As a motivating example: imagine you are working on a table with a column labeled “date”. Is this the date a customer added the product to the basket, the payment date, the shipping date, or perhaps the date that the product was connected to your platform? Knowing that difference determines whether we use that information in our website optimization report, financial statements, logistic analysis or product onboarding metrics. And tracking down the answer often involves following the data flow right down to the collection stage through multiple, time-consuming steps.
With this said, how can you adapt your data strategy to avoid this common issue?
Schedule the extra time into your delivery timelines, especially when onboarding new people or when existing staff work with new data.
Missed business goals. Advanced data approaches rely on previous company metrics. To give an example, let’s say you ran a multiarmed bandit test (aka A/B tests on steroids) and found that the winning subject line had 20% open rates. Time to pop open the champagne? Well no, not if your average open rate without algorithmic tinkering sits at 40%. Therefore, you must have strong business intelligence and metrics in place before you begin optimizing processes via advanced data approaches.
Oftentimes, throwing state-of-the-art data approaches at a problem is a waste of resources altogether, because the scope of the problem is unclear. You can’t develop a machine learning churn model if it is not clear what the business understanding of ‘churn’ is. Is it when a customer hasn’t logged into your app for 7 days? Or when they uninstall the app? What happens if they re-install the app?
This lack of clear criteria is a well-known challenge in the world of data science, and it’s called the cold start problem: “if we don’t have these initial insights and validation metrics, then how does such model-building get started and get moving towards the optimal solution?”
Avoid wasting data resources if they are unable to bring any benefits. Make sure analytics and business intelligence are set up before diving into more advanced data approaches.
Accumulated technical debt. The last issue commonly faced when ignoring the hierarchy of data needs is failing to foresee how the data will be used… and accumulating technical debt along the way. When rushing to achieve an engineering goal, people often do not think of the entire data flow ahead.
To illustrate: your senior engineers choose to save incoming web data to a Redis instance. No one cares, because your analyst team is not focusing on web data at the moment. Later on, your analysts need to report on e-commerce conversion rates. But they are used to SQL querying. So, either they need to learn Redis syntax (time-consuming), or the engineering team needs to migrate the data to a different database, such as BigQuery (time-consuming).
Analogous issues emerge when using databases that are unsuitable for specific data types, underestimating how the data will grow, or not taking into consideration the costs of linking and joining data across different technological stacks.

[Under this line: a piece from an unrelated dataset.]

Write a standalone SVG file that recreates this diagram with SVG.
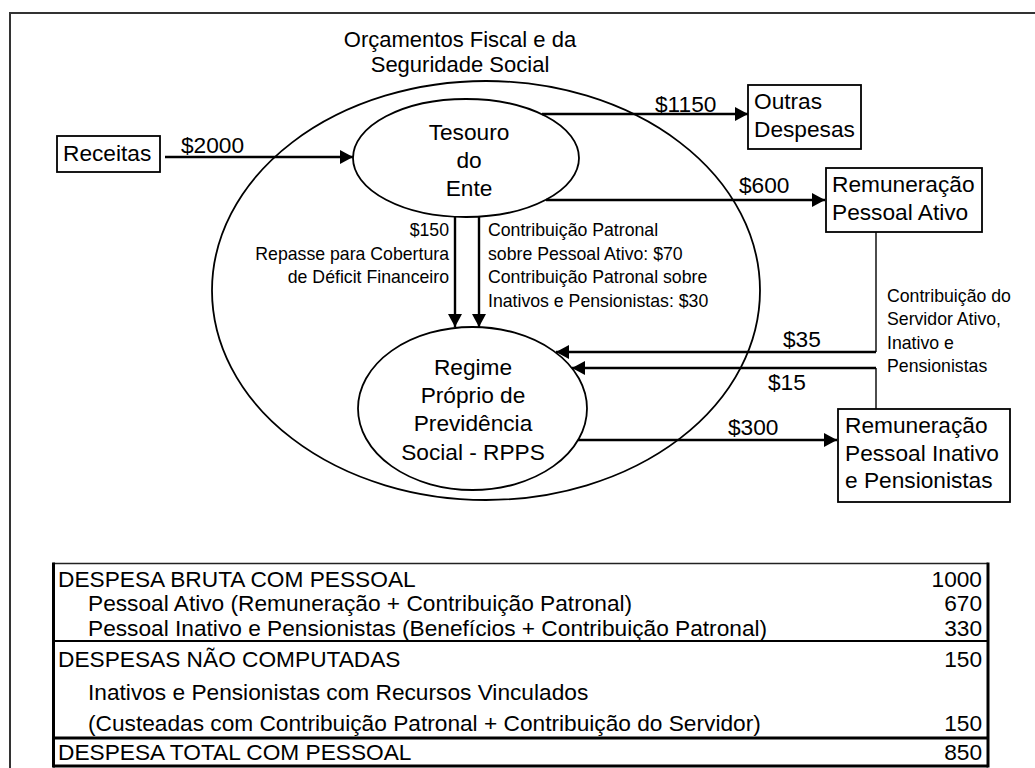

3. How to align your data strategy with your growth
To tap into the potential that data has for growth, align your data strategy with the hierarchy of data needs:
Make sure each stage of the hierarchy is solidly built before moving onto the next one. No need for perfection, but also no need to run before you walk.
Make smart hiring choices. For advanced data processes, you need your team to have a mix of engineering, analytical and scientific knowledge.
Plan timelines that follow the nature of work. When working with new people or data, account for the additional time needed for digging through and cleaning the data.
Make sure you are aligned with business goals and baseline metrics before improving your processes.
Make architectural choices with the endpoint in mind: how will the data be accessed and used?
Before you bake your cake and strap in for the moon landing, take a moment to reflect on the recipe and adjust your rocket’s aim. If it’s worth doing, it’s worth doing well. After all, it is the ride of a lifetime.